The Spark UI’s SQL tab also shows both plans side-by-side for a completed query, with nodes annotated with their actual row counts and sizes—exactly the statistics that drove the re-planning decisions.

When AQE doesn’t help

AQE is powerful but not universal. It only operates at shuffle and broadcast boundaries—it can’t re-plan within a single stage. If your query has no shuffles, AQE has no checkpoints at which to collect statistics and re-plan. DPP similarly requires a partition column that matches the join key and a broadcastable dimension table.

AQE also cannot fix problems rooted in the initial read: if a file scan produces a skewed partition because one input file is enormous, AQE doesn’t split files.
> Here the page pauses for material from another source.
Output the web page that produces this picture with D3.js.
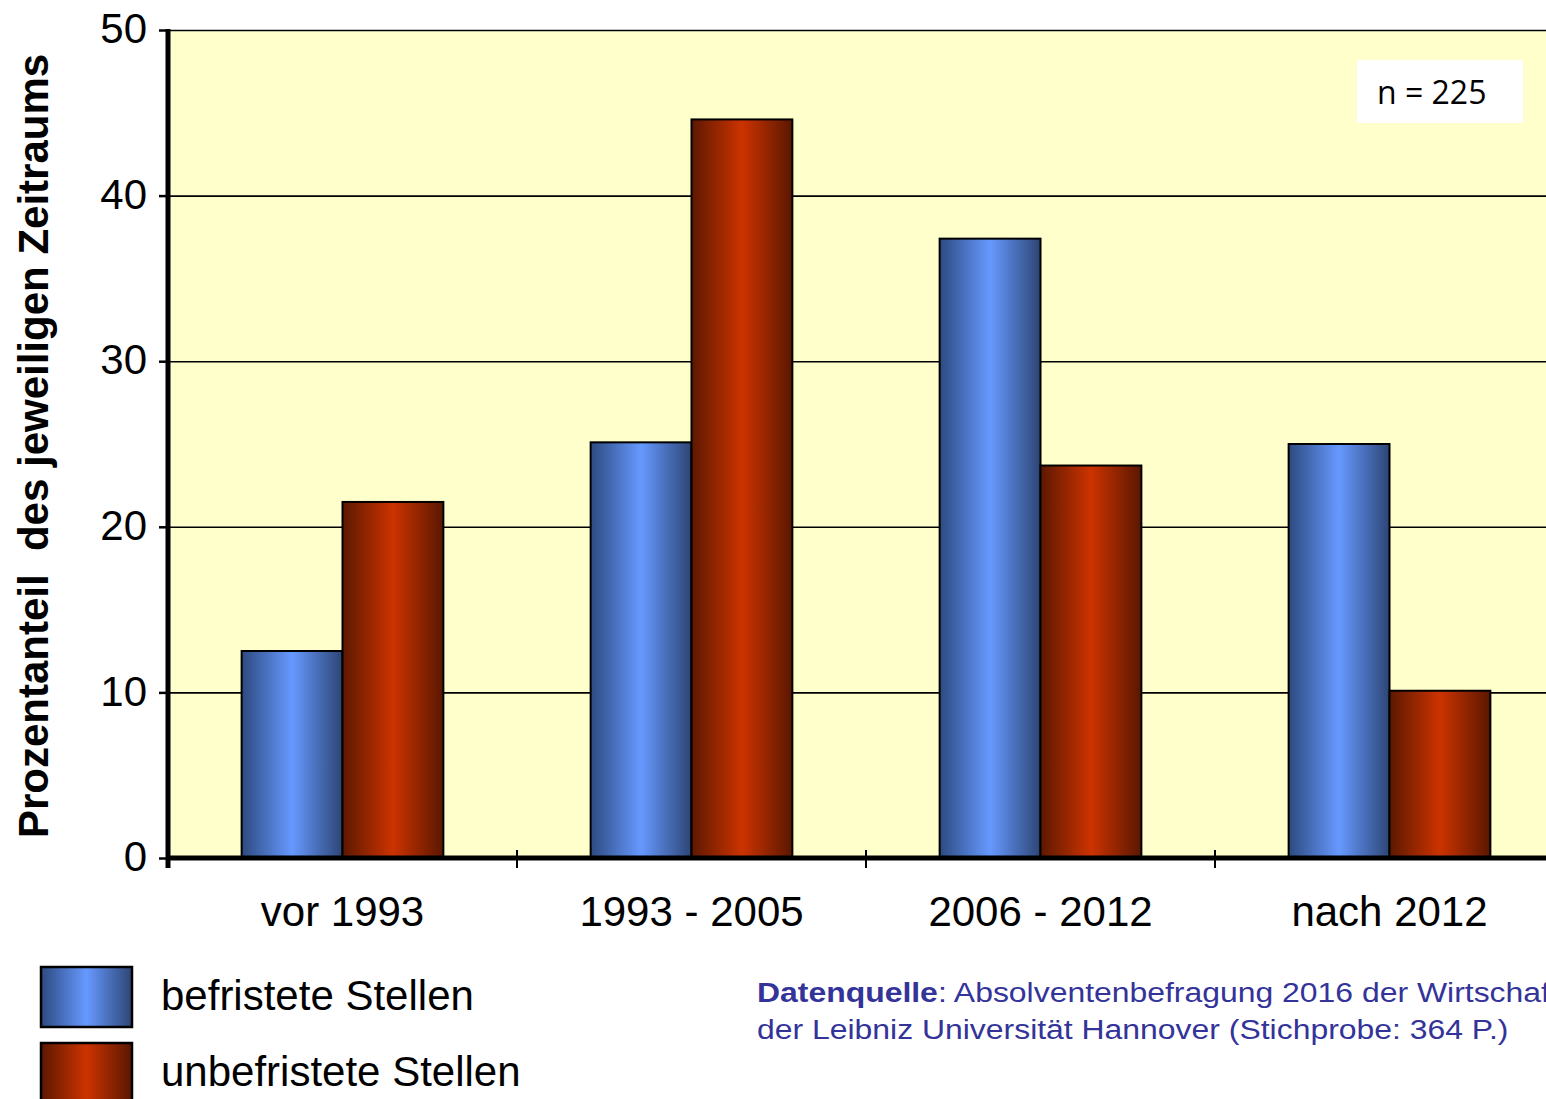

And the runtime broadcast conversion requires that the small side’s data actually fits in memory when broadcast.

Bringing it together

AQE makes Spark’s query planning adaptive rather than static. At every shuffle boundary, it collects the actual sizes of all output partitions and uses them to re-plan the stages ahead. Three optimizations fire based on what it sees: coalescing merges adjacent tiny partitions into fewer, right-sized tasks; join conversion promotes sort-merge joins to broadcast hash joins when one side turns out to be small; skew join handling splits oversized partitions and replicates the matching side to parallelize what would otherwise be a single slow task. Dynamic partition pruning complements AQE by pushing a join’s filter result back into the file scan, skipping entire partitions before any data is read. Together, these mechanisms mean Spark can compensate at runtime for the stale statistics, wrong estimates, and unexpected data shapes that would otherwise produce slow, wasteful jobs.